Now I'm getting confused. Microsoft clearly says their patch
here will make XP Home right. I know that some apps need tweaking, but is this a general condition?
Are people still wondering about this ?
Windows XP Home:
1 socket
Currently 2 cores (possibly more in future)
or 2 virtual CPUs (eg: HyperThreading)
A single socket dual-core (with hyperthreading on each core)
may req WinXP Pro to see all '4 logical CPUs' though.
Most people with Pentium D Extreme Editions run WinXP Pro though.
Windows XP Pro: (x64 Edition included):
2 sockets
Currently 4 cores total (possibly more in future)
Not sure if 2 x Intel Xeons, each dual-core & hyperthreaded, would permit 8 threads to be processed at once though.

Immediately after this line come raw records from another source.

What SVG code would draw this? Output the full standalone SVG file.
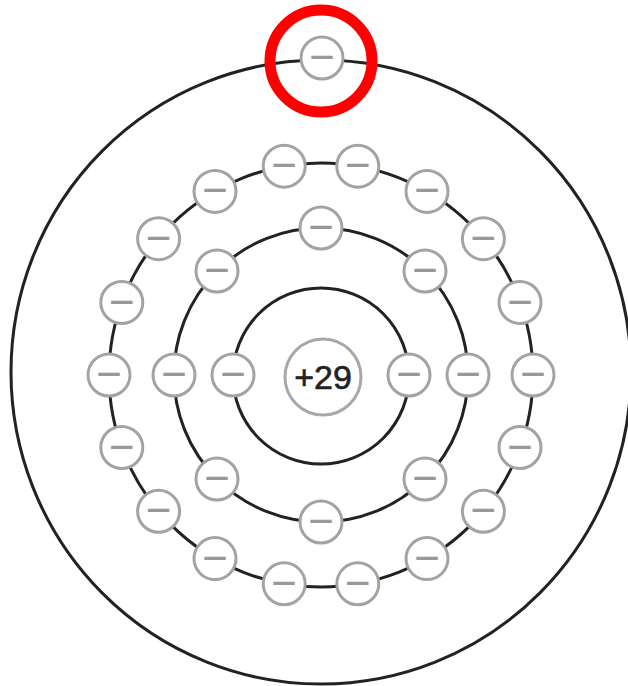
<svg xmlns="http://www.w3.org/2000/svg" width="628" height="686" viewBox="0 0 628 686">
<style>
.orbit{fill:none;stroke:#222;stroke-width:3}
.e{fill:#fff;stroke:#a3a3a3;stroke-width:3}
.m{font-family:"Liberation Sans",Arial,sans-serif;font-size:44px;fill:#999;text-anchor:middle}
.nuc{fill:#fff;stroke:#a8a8a8;stroke-width:3}
.nt{font-family:"Liberation Sans",Arial,sans-serif;font-size:34px;fill:#222;stroke:#222;stroke-width:0.6;text-anchor:middle}
</style>
<rect width="628" height="686" fill="#fff"/>
<g id="orbits">
<ellipse class="orbit" cx="321" cy="372" rx="310" ry="312"/>
<circle class="orbit" cx="321" cy="375" r="212"/>
<circle class="orbit" cx="321" cy="375" r="147"/>
<circle class="orbit" cx="321" cy="376" r="88"/>
</g>
<g id="nucleus"><circle class="nuc" cx="323" cy="377" r="38"/><text class="nt" x="323" y="389">+29</text></g>
<g id="shell1">
<g id="e1-1" transform="translate(233,375)"><circle class="e" r="21"/><text class="m" y="14">−</text></g>
<g id="e1-2" transform="translate(409,375)"><circle class="e" r="21"/><text class="m" y="14">−</text></g>
</g>
<g id="shell2">
<g id="e2-1" transform="translate(468,375)"><circle class="e" r="21"/><text class="m" y="14">−</text></g>
<g id="e2-2" transform="translate(425,271)"><circle class="e" r="21"/><text class="m" y="14">−</text></g>
<g id="e2-3" transform="translate(321,228)"><circle class="e" r="21"/><text class="m" y="14">−</text></g>
<g id="e2-4" transform="translate(217,271)"><circle class="e" r="21"/><text class="m" y="14">−</text></g>
<g id="e2-5" transform="translate(174,375)"><circle class="e" r="21"/><text class="m" y="14">−</text></g>
<g id="e2-6" transform="translate(217,479)"><circle class="e" r="21"/><text class="m" y="14">−</text></g>
<g id="e2-7" transform="translate(321,522)"><circle class="e" r="21"/><text class="m" y="14">−</text></g>
<g id="e2-8" transform="translate(425,479)"><circle class="e" r="21"/><text class="m" y="14">−</text></g>
</g>
<g id="shell3">
<g id="e3-01" transform="translate(533,375)"><circle class="e" r="21"/><text class="m" y="14">−</text></g>
<g id="e3-02" transform="translate(520,302.5)"><circle class="e" r="21"/><text class="m" y="14">−</text></g>
<g id="e3-03" transform="translate(483.4,238.7)"><circle class="e" r="21"/><text class="m" y="14">−</text></g>
<g id="e3-04" transform="translate(427,191.4)"><circle class="e" r="21"/><text class="m" y="14">−</text></g>
<g id="e3-05" transform="translate(357.8,166.2)"><circle class="e" r="21"/><text class="m" y="14">−</text></g>
<g id="e3-06" transform="translate(284.2,166.2)"><circle class="e" r="21"/><text class="m" y="14">−</text></g>
<g id="e3-07" transform="translate(215,191.4)"><circle class="e" r="21"/><text class="m" y="14">−</text></g>
<g id="e3-08" transform="translate(158.6,238.7)"><circle class="e" r="21"/><text class="m" y="14">−</text></g>
<g id="e3-09" transform="translate(121.8,302.5)"><circle class="e" r="21"/><text class="m" y="14">−</text></g>
<g id="e3-10" transform="translate(109,375)"><circle class="e" r="21"/><text class="m" y="14">−</text></g>
<g id="e3-11" transform="translate(121.8,447.5)"><circle class="e" r="21"/><text class="m" y="14">−</text></g>
<g id="e3-12" transform="translate(158.6,511.3)"><circle class="e" r="21"/><text class="m" y="14">−</text></g>
<g id="e3-13" transform="translate(215,558.6)"><circle class="e" r="21"/><text class="m" y="14">−</text></g>
<g id="e3-14" transform="translate(284.2,583.8)"><circle class="e" r="21"/><text class="m" y="14">−</text></g>
<g id="e3-15" transform="translate(357.8,583.8)"><circle class="e" r="21"/><text class="m" y="14">−</text></g>
<g id="e3-16" transform="translate(427,558.6)"><circle class="e" r="21"/><text class="m" y="14">−</text></g>
<g id="e3-17" transform="translate(483.4,511.3)"><circle class="e" r="21"/><text class="m" y="14">−</text></g>
<g id="e3-18" transform="translate(520,447.5)"><circle class="e" r="21"/><text class="m" y="14">−</text></g>
</g>
<g id="shell4">
<g id="e4-1" transform="translate(322,58)"><circle class="e" r="21"/><text class="m" y="14">−</text></g>
</g>
<g id="highlight"><circle cx="321" cy="61" r="51" fill="none" stroke="#ff0000" stroke-width="11"/></g>
</svg>
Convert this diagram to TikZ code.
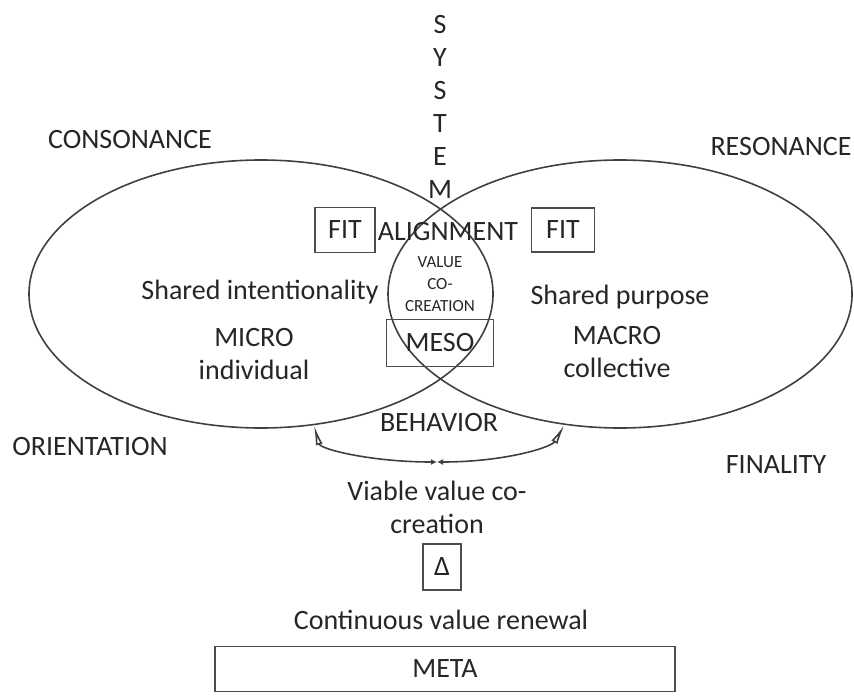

Windows 2000 / 2003 Server Editions:
Varies, Check supported hardware
If it becomes possible to process 4 threads per processor socket, (instead of 2, as of 2002) then Microsoft are very likely to release patches to support, and control, implementation... as WinXP Home (1) and Pro (2) are licensed per processor socket, not per core & not per the number of threads that can be executed at once.
Windows XP Home does not have inferior task scheduling either compared to XP Pro,
as some may have mentioned above, it is just limited to 1 socket (be that single core, hyperthreaded or dual-core). No doubt some will try to argue against this (sure there might be timeslice length differences, variable vs static length, etc, but it won't have a measurable negative affect performance in 99% of cases including games software).